[DATA]
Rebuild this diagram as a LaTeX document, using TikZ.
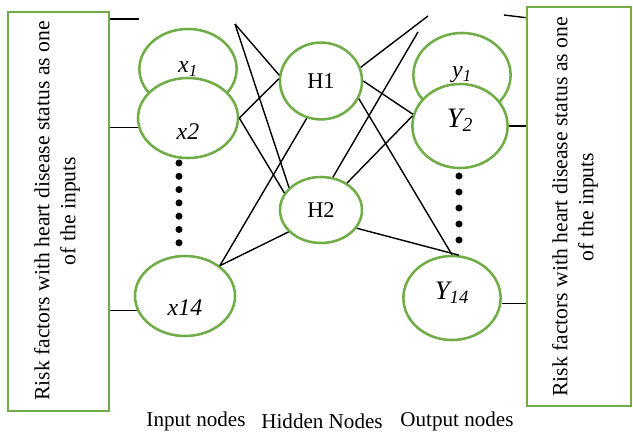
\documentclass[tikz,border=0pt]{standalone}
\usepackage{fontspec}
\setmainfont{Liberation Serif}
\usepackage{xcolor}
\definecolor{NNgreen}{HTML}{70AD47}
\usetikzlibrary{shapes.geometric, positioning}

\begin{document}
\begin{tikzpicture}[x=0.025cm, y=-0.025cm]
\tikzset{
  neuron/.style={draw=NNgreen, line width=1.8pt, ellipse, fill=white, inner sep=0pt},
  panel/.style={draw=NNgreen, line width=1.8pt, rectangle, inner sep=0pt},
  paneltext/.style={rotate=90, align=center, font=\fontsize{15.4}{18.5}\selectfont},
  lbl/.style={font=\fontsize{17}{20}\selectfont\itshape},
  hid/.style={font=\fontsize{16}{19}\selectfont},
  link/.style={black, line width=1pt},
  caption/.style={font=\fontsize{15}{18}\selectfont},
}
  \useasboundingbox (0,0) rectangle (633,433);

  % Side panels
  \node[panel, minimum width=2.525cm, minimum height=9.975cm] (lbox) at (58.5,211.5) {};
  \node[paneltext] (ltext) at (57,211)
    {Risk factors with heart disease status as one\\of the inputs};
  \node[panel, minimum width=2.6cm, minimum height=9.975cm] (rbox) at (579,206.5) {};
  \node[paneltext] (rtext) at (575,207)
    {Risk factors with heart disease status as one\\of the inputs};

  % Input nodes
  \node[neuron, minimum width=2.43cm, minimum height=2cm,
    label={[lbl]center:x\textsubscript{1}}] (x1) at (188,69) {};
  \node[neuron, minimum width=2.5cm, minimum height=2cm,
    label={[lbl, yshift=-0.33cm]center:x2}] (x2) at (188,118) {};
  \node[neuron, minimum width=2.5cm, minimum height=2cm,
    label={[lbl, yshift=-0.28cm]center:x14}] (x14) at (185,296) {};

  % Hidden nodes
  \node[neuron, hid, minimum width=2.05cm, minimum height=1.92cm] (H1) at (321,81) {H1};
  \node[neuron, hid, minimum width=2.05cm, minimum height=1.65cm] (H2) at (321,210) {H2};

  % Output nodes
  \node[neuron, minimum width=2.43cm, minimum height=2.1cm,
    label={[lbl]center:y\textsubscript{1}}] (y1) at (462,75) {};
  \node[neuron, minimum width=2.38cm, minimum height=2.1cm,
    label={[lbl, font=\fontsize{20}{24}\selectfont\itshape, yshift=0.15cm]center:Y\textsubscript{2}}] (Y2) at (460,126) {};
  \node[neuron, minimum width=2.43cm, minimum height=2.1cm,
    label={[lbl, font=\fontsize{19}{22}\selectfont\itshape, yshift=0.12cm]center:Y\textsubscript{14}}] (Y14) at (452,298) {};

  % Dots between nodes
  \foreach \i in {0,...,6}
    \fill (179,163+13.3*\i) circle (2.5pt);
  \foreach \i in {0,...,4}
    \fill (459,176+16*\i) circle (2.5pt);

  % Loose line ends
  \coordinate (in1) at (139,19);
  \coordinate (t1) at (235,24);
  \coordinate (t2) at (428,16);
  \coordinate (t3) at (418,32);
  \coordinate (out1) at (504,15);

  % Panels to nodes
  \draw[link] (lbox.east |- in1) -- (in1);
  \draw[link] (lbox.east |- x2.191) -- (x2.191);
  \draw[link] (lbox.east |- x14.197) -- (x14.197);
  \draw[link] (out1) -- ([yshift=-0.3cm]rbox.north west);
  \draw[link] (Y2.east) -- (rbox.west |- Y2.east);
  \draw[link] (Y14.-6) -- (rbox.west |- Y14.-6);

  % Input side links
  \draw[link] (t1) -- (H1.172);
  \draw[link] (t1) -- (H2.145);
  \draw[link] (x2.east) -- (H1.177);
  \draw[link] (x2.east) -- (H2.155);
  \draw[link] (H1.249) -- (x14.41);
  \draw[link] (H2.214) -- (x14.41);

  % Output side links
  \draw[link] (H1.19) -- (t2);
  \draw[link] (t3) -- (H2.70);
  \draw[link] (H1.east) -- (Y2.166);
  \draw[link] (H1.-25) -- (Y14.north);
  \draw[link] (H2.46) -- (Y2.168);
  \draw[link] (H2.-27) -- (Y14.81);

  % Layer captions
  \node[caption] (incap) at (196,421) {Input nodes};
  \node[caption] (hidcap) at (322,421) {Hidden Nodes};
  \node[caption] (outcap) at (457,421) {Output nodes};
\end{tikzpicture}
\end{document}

[AIM OF THE EXERCISE]
Everything from the first line of the listing above through the line that contains "width=2.05cm, minimum height=1.65cm]" is to be restated word for word, minus the pictures.

[CORRECT RESPONSE]
Rebuild this diagram as a LaTeX document, using TikZ.
\documentclass[tikz,border=0pt]{standalone}
\usepackage{fontspec}
\setmainfont{Liberation Serif}
\usepackage{xcolor}
\definecolor{NNgreen}{HTML}{70AD47}
\usetikzlibrary{shapes.geometric, positioning}

\begin{document}
\begin{tikzpicture}[x=0.025cm, y=-0.025cm]
\tikzset{
  neuron/.style={draw=NNgreen, line width=1.8pt, ellipse, fill=white, inner sep=0pt},
  panel/.style={draw=NNgreen, line width=1.8pt, rectangle, inner sep=0pt},
  paneltext/.style={rotate=90, align=center, font=\fontsize{15.4}{18.5}\selectfont},
  lbl/.style={font=\fontsize{17}{20}\selectfont\itshape},
  hid/.style={font=\fontsize{16}{19}\selectfont},
  link/.style={black, line width=1pt},
  caption/.style={font=\fontsize{15}{18}\selectfont},
}
  \useasboundingbox (0,0) rectangle (633,433);

  % Side panels
  \node[panel, minimum width=2.525cm, minimum height=9.975cm] (lbox) at (58.5,211.5) {};
  \node[paneltext] (ltext) at (57,211)
    {Risk factors with heart disease status as one\\of the inputs};
  \node[panel, minimum width=2.6cm, minimum height=9.975cm] (rbox) at (579,206.5) {};
  \node[paneltext] (rtext) at (575,207)
    {Risk factors with heart disease status as one\\of the inputs};

  % Input nodes
  \node[neuron, minimum width=2.43cm, minimum height=2cm,
    label={[lbl]center:x\textsubscript{1}}] (x1) at (188,69) {};
  \node[neuron, minimum width=2.5cm, minimum height=2cm,
    label={[lbl, yshift=-0.33cm]center:x2}] (x2) at (188,118) {};
  \node[neuron, minimum width=2.5cm, minimum height=2cm,
    label={[lbl, yshift=-0.28cm]center:x14}] (x14) at (185,296) {};

  % Hidden nodes
  \node[neuron, hid, minimum width=2.05cm, minimum height=1.92cm] (H1) at (321,81) {H1};
  \node[neuron, hid, minimum width=2.05cm, minimum height=1.65cm] (H2) at (321,210) {H2};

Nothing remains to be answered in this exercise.